Written request: Write out the material exactly, without any of its pictures.

Collected material:
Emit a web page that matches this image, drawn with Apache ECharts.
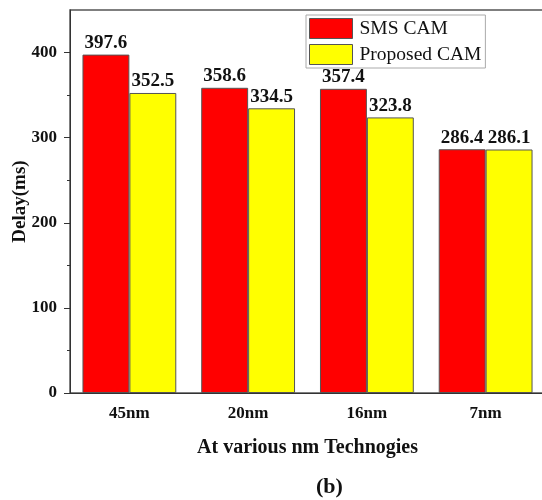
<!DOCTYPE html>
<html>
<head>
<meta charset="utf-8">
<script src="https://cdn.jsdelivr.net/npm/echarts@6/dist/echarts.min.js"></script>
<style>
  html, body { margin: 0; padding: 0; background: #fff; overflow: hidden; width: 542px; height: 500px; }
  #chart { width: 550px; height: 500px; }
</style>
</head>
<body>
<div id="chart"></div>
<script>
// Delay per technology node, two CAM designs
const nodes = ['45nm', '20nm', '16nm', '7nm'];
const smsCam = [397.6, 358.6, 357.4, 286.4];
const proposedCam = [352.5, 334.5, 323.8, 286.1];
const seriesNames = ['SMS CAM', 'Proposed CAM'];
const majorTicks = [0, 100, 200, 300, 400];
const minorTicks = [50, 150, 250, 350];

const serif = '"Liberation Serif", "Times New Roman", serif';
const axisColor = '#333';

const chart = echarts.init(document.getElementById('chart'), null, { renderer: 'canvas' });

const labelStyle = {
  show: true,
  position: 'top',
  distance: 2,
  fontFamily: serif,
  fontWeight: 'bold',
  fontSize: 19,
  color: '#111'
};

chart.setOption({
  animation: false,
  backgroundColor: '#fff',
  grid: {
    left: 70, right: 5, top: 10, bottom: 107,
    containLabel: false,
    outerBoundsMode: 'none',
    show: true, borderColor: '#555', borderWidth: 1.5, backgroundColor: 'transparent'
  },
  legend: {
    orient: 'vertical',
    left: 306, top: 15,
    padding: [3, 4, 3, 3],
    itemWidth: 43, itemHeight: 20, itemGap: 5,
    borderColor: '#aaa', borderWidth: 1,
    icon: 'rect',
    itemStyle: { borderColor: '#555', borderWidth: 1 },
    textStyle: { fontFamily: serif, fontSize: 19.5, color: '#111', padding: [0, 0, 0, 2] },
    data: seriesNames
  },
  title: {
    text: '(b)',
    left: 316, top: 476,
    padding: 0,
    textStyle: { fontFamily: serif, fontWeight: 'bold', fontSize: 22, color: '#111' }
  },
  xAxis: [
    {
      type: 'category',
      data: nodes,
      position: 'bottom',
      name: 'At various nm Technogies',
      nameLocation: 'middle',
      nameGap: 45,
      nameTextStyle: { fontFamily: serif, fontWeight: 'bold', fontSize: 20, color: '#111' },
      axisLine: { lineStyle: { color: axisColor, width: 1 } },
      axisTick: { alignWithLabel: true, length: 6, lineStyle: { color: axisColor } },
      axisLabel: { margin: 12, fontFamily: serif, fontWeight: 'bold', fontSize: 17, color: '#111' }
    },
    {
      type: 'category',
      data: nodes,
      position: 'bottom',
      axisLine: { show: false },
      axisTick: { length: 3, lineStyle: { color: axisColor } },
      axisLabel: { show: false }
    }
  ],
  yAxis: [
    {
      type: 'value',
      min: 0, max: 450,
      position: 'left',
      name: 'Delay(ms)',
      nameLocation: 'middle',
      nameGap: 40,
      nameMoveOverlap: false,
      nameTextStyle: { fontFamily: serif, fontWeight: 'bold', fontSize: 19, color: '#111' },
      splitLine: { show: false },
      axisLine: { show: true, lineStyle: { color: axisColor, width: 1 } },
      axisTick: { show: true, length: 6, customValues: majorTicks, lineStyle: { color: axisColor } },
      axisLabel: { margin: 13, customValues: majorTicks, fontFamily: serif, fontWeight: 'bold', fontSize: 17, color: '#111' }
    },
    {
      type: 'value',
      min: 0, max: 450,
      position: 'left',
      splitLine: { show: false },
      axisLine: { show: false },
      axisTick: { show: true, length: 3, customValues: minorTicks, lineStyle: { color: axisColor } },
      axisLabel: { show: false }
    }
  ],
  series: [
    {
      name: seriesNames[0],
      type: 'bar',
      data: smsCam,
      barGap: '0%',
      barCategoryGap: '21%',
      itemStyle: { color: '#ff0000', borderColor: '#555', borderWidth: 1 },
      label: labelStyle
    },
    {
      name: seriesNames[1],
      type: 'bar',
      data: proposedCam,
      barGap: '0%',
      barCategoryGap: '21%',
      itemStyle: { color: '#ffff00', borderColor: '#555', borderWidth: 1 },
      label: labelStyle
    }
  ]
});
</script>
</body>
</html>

Response to the task:
Emit a web page that matches this image, drawn with Apache ECharts.
<!DOCTYPE html>
<html>
<head>
<meta charset="utf-8">
<script src="https://cdn.jsdelivr.net/npm/echarts@6/dist/echarts.min.js"></script>
<style>
  html, body { margin: 0; padding: 0; background: #fff; overflow: hidden; width: 542px; height: 500px; }
  #chart { width: 550px; height: 500px; }
</style>
</head>
<body>
<div id="chart"></div>
<script>
// Delay per technology node, two CAM designs
const nodes = ['45nm', '20nm', '16nm', '7nm'];
const smsCam = [397.6, 358.6, 357.4, 286.4];
const proposedCam = [352.5, 334.5, 323.8, 286.1];
const seriesNames = ['SMS CAM', 'Proposed CAM'];
const majorTicks = [0, 100, 200, 300, 400];
const minorTicks = [50, 150, 250, 350];

const serif = '"Liberation Serif", "Times New Roman", serif';
const axisColor = '#333';

const chart = echarts.init(document.getElementById('chart'), null, { renderer: 'canvas' });

const labelStyle = {
  show: true,
  position: 'top',
  distance: 2,
  fontFamily: serif,
  fontWeight: 'bold',
  fontSize: 19,
  color: '#111'
};

chart.setOption({
  animation: false,
  backgroundColor: '#fff',
  grid: {
    left: 70, right: 5, top: 10, bottom: 107,
    containLabel: false,
    outerBoundsMode: 'none',
    show: true, borderColor: '#555', borderWidth: 1.5, backgroundColor: 'transparent'
  },
  legend: {
    orient: 'vertical',
    left: 306, top: 15,
    padding: [3, 4, 3, 3],
    itemWidth: 43, itemHeight: 20, itemGap: 5,
    borderColor: '#aaa', borderWidth: 1,
    icon: 'rect',
    itemStyle: { borderColor: '#555', borderWidth: 1 },
    textStyle: { fontFamily: serif, fontSize: 19.5, color: '#111', padding: [0, 0, 0, 2] },
    data: seriesNames
  },
  title: {
    text: '(b)',
    left: 316, top: 476,
    padding: 0,
    textStyle: { fontFamily: serif, fontWeight: 'bold', fontSize: 22, color: '#111' }
  },
  xAxis: [
    {
      type: 'category',
      data: nodes,
      position: 'bottom',
      name: 'At various nm Technogies',
      nameLocation: 'middle',
      nameGap: 45,
      nameTextStyle: { fontFamily: serif, fontWeight: 'bold', fontSize: 20, color: '#111' },
      axisLine: { lineStyle: { color: axisColor, width: 1 } },
      axisTick: { alignWithLabel: true, length: 6, lineStyle: { color: axisColor } },
      axisLabel: { margin: 12, fontFamily: serif, fontWeight: 'bold', fontSize: 17, color: '#111' }
    },
    {
      type: 'category',
      data: nodes,
      position: 'bottom',
      axisLine: { show: false },
      axisTick: { length: 3, lineStyle: { color: axisColor } },
      axisLabel: { show: false }
    }
  ],
  yAxis: [
    {
      type: 'value',
      min: 0, max: 450,
      position: 'left',
      name: 'Delay(ms)',
      nameLocation: 'middle',
      nameGap: 40,
      nameMoveOverlap: false,
      nameTextStyle: { fontFamily: serif, fontWeight: 'bold', fontSize: 19, color: '#111' },
      splitLine: { show: false },
      axisLine: { show: true, lineStyle: { color: axisColor, width: 1 } },
      axisTick: { show: true, length: 6, customValues: majorTicks, lineStyle: { color: axisColor } },
      axisLabel: { margin: 13, customValues: majorTicks, fontFamily: serif, fontWeight: 'bold', fontSize: 17, color: '#111' }
    },
    {
      type: 'value',
      min: 0, max: 450,
      position: 'left',
      splitLine: { show: false },
      axisLine: { show: false },
      axisTick: { show: true, length: 3, customValues: minorTicks, lineStyle: { color: axisColor } },
      axisLabel: { show: false }
    }
  ],
  series: [
    {
      name: seriesNames[0],
      type: 'bar',
      data: smsCam,
      barGap: '0%',
      barCategoryGap: '21%',
      itemStyle: { color: '#ff0000', borderColor: '#555', borderWidth: 1 },
      label: labelStyle
    },
    {
      name: seriesNames[1],
      type: 'bar',
      data: proposedCam,
      barGap: '0%',
      barCategoryGap: '21%',
      itemStyle: { color: '#ffff00', borderColor: '#555', borderWidth: 1 },
      label: labelStyle
    }
  ]
});
</script>
</body>
</html>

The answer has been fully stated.